## Goal
Reproduce nothing except the lines between the line with "What D3.js code" and the line with "const yMinorTicks = [0.25, 0.75];", both ends included, and please leave out pictures.

## Dataset
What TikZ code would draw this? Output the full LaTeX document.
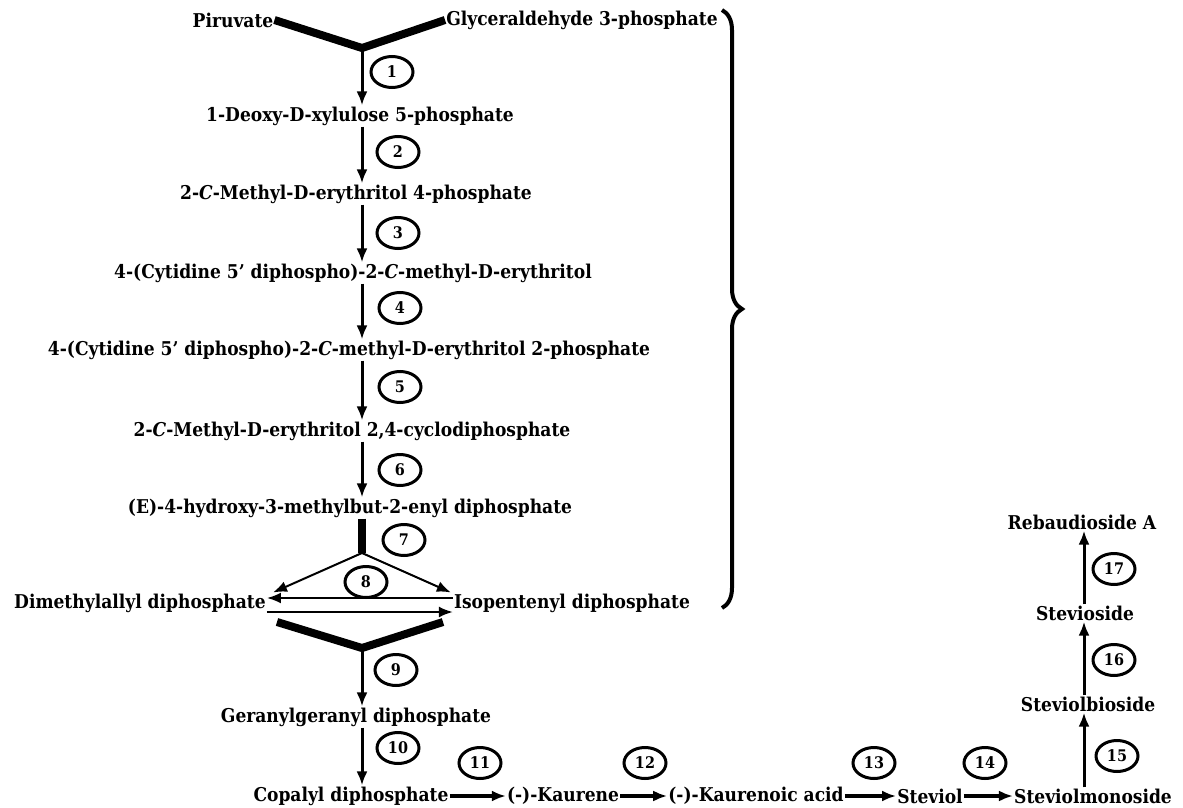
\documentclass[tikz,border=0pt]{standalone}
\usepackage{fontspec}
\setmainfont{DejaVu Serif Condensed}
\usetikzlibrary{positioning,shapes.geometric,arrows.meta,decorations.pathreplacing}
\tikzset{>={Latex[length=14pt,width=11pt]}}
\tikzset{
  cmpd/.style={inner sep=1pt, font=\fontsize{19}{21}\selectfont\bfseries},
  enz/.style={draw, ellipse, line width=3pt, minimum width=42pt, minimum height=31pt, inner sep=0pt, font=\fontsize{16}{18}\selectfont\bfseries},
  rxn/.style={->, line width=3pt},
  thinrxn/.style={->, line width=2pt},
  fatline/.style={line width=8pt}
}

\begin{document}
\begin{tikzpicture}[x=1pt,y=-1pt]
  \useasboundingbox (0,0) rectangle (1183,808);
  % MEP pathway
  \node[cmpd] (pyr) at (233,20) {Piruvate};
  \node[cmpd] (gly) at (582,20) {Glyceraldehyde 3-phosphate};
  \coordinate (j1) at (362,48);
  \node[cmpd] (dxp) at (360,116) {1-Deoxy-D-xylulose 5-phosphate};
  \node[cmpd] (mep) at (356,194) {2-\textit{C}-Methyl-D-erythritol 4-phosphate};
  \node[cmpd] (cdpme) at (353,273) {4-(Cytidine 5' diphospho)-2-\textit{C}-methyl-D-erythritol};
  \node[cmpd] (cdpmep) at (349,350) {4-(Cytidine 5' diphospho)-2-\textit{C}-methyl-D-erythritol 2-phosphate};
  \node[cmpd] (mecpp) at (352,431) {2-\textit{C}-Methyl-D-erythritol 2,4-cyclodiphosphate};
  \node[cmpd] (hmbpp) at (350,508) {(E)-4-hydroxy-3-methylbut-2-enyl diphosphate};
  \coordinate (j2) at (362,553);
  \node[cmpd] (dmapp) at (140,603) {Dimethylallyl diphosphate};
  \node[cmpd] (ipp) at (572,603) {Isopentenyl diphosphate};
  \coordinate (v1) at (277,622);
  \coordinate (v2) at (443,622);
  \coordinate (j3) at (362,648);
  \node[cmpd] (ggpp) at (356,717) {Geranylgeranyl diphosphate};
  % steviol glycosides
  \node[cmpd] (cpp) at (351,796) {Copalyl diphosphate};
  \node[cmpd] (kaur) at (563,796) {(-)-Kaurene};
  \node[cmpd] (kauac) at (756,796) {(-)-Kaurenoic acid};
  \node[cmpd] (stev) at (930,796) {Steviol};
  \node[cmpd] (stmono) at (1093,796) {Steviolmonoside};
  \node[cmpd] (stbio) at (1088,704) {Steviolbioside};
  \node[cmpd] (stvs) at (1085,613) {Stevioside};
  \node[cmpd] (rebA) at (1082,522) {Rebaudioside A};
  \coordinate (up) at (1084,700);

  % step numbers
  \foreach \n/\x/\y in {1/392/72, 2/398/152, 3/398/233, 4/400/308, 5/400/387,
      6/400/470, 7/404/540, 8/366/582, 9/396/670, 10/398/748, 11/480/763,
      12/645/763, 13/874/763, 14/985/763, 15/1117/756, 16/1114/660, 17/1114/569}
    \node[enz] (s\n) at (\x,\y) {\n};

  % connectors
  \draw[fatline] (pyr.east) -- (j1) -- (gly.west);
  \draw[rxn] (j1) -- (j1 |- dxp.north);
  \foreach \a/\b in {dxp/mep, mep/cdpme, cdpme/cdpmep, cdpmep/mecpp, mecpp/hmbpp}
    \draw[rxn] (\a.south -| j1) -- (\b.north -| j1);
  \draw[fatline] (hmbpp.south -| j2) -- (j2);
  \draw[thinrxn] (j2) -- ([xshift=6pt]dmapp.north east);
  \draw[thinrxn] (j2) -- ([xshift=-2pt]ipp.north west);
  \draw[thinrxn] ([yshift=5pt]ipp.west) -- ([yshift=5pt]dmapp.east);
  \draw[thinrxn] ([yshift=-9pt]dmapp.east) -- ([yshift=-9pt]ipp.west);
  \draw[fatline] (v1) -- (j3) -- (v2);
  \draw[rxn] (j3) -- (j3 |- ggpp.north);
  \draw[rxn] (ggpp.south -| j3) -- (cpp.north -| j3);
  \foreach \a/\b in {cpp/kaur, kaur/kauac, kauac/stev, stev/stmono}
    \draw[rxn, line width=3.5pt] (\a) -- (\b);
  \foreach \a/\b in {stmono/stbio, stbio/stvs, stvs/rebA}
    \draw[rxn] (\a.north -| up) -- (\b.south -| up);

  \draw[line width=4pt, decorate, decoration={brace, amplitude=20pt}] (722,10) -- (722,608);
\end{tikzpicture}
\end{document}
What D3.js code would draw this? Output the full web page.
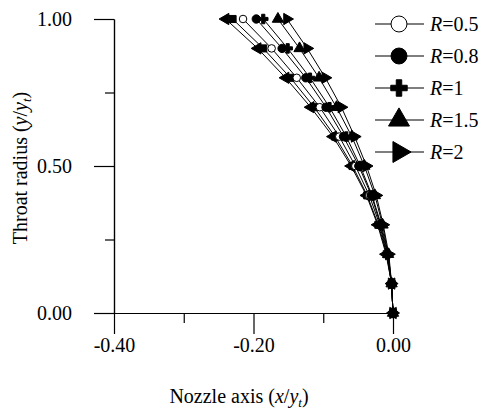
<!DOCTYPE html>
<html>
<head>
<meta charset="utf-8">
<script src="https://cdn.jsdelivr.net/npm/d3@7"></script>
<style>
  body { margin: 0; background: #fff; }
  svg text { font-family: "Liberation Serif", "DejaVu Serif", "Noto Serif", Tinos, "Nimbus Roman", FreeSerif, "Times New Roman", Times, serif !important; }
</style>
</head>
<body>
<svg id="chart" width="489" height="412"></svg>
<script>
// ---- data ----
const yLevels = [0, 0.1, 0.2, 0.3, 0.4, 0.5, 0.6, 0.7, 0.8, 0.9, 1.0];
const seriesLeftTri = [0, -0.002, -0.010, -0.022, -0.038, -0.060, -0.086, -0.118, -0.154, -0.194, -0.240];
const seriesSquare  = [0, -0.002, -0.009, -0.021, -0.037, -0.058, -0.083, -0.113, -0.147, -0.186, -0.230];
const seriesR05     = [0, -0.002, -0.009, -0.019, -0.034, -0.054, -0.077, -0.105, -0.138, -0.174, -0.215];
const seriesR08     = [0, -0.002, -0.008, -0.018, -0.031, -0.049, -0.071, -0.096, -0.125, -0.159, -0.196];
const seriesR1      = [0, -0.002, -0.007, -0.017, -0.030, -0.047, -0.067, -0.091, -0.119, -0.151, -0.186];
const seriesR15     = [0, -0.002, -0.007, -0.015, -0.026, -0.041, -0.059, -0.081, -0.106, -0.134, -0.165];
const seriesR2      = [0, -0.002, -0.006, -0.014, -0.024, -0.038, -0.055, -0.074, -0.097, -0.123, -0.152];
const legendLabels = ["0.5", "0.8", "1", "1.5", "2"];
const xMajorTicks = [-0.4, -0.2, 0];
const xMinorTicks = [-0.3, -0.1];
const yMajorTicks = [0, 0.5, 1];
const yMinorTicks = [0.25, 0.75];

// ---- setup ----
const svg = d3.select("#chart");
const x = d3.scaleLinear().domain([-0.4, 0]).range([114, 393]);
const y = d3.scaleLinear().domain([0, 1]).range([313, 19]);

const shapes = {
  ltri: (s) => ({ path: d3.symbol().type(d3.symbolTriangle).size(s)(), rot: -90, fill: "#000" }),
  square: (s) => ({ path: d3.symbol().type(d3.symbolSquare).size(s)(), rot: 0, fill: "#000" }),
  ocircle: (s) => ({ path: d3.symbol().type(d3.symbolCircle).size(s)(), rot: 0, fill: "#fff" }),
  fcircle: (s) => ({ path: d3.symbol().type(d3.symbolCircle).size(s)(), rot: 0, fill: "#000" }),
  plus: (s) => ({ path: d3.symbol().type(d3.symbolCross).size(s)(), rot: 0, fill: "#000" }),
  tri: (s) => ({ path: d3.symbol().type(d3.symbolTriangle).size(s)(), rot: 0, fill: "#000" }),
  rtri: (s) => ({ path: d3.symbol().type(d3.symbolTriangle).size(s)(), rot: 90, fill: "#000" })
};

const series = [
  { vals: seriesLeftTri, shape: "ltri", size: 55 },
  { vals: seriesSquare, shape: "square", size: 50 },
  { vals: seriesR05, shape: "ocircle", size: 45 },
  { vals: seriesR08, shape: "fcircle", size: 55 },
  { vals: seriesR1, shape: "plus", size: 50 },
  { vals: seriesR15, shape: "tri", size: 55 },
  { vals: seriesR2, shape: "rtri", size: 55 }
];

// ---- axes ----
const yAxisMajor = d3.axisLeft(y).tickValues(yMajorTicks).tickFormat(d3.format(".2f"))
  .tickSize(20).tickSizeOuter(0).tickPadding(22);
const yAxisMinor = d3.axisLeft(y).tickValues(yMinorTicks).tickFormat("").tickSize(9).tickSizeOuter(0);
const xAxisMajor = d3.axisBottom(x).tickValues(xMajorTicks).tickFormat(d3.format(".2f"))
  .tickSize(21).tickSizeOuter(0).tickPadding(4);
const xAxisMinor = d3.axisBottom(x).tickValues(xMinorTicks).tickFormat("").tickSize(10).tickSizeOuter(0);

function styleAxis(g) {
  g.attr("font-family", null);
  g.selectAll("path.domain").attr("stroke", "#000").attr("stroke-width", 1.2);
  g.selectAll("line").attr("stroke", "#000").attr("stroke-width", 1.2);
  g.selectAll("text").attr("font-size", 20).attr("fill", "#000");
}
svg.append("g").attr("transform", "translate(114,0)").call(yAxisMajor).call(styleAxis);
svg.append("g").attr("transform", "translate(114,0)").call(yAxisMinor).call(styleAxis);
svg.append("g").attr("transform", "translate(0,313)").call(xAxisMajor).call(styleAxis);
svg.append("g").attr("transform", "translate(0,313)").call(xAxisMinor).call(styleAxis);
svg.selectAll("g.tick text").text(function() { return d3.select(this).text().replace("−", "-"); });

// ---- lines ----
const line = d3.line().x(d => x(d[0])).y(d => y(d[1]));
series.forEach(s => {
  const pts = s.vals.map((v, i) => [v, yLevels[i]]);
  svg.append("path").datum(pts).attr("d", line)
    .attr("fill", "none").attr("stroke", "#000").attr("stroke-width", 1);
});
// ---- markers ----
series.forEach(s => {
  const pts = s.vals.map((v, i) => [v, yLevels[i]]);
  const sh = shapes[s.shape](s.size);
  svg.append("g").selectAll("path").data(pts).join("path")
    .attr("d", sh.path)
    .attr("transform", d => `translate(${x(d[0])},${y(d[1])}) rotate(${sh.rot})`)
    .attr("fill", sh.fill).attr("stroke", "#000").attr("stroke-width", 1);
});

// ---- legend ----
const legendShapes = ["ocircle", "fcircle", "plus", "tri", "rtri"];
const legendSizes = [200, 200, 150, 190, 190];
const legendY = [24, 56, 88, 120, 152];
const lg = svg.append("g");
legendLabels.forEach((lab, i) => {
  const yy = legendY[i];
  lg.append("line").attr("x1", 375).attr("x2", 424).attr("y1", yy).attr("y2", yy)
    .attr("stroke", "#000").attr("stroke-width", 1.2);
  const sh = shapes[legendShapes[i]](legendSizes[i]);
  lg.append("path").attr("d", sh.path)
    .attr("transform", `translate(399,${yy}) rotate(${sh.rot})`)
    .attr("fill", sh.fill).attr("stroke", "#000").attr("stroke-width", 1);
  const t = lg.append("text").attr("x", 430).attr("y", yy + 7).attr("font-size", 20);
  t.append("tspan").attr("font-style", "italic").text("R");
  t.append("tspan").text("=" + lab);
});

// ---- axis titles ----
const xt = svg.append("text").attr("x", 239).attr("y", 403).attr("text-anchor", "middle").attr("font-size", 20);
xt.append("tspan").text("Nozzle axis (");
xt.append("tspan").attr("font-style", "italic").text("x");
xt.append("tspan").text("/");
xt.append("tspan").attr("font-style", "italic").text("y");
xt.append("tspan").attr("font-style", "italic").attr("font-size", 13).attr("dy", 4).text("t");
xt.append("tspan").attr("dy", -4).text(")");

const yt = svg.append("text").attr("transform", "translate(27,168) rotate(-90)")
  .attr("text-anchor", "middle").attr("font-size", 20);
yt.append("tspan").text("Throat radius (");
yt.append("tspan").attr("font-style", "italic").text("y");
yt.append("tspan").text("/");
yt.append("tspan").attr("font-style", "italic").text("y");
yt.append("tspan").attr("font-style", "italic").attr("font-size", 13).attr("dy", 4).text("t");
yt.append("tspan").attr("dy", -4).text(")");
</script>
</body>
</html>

## Answer below
What D3.js code would draw this? Output the full web page.
<!DOCTYPE html>
<html>
<head>
<meta charset="utf-8">
<script src="https://cdn.jsdelivr.net/npm/d3@7"></script>
<style>
  body { margin: 0; background: #fff; }
  svg text { font-family: "Liberation Serif", "DejaVu Serif", "Noto Serif", Tinos, "Nimbus Roman", FreeSerif, "Times New Roman", Times, serif !important; }
</style>
</head>
<body>
<svg id="chart" width="489" height="412"></svg>
<script>
// ---- data ----
const yLevels = [0, 0.1, 0.2, 0.3, 0.4, 0.5, 0.6, 0.7, 0.8, 0.9, 1.0];
const seriesLeftTri = [0, -0.002, -0.010, -0.022, -0.038, -0.060, -0.086, -0.118, -0.154, -0.194, -0.240];
const seriesSquare  = [0, -0.002, -0.009, -0.021, -0.037, -0.058, -0.083, -0.113, -0.147, -0.186, -0.230];
const seriesR05     = [0, -0.002, -0.009, -0.019, -0.034, -0.054, -0.077, -0.105, -0.138, -0.174, -0.215];
const seriesR08     = [0, -0.002, -0.008, -0.018, -0.031, -0.049, -0.071, -0.096, -0.125, -0.159, -0.196];
const seriesR1      = [0, -0.002, -0.007, -0.017, -0.030, -0.047, -0.067, -0.091, -0.119, -0.151, -0.186];
const seriesR15     = [0, -0.002, -0.007, -0.015, -0.026, -0.041, -0.059, -0.081, -0.106, -0.134, -0.165];
const seriesR2      = [0, -0.002, -0.006, -0.014, -0.024, -0.038, -0.055, -0.074, -0.097, -0.123, -0.152];
const legendLabels = ["0.5", "0.8", "1", "1.5", "2"];
const xMajorTicks = [-0.4, -0.2, 0];
const xMinorTicks = [-0.3, -0.1];
const yMajorTicks = [0, 0.5, 1];
const yMinorTicks = [0.25, 0.75];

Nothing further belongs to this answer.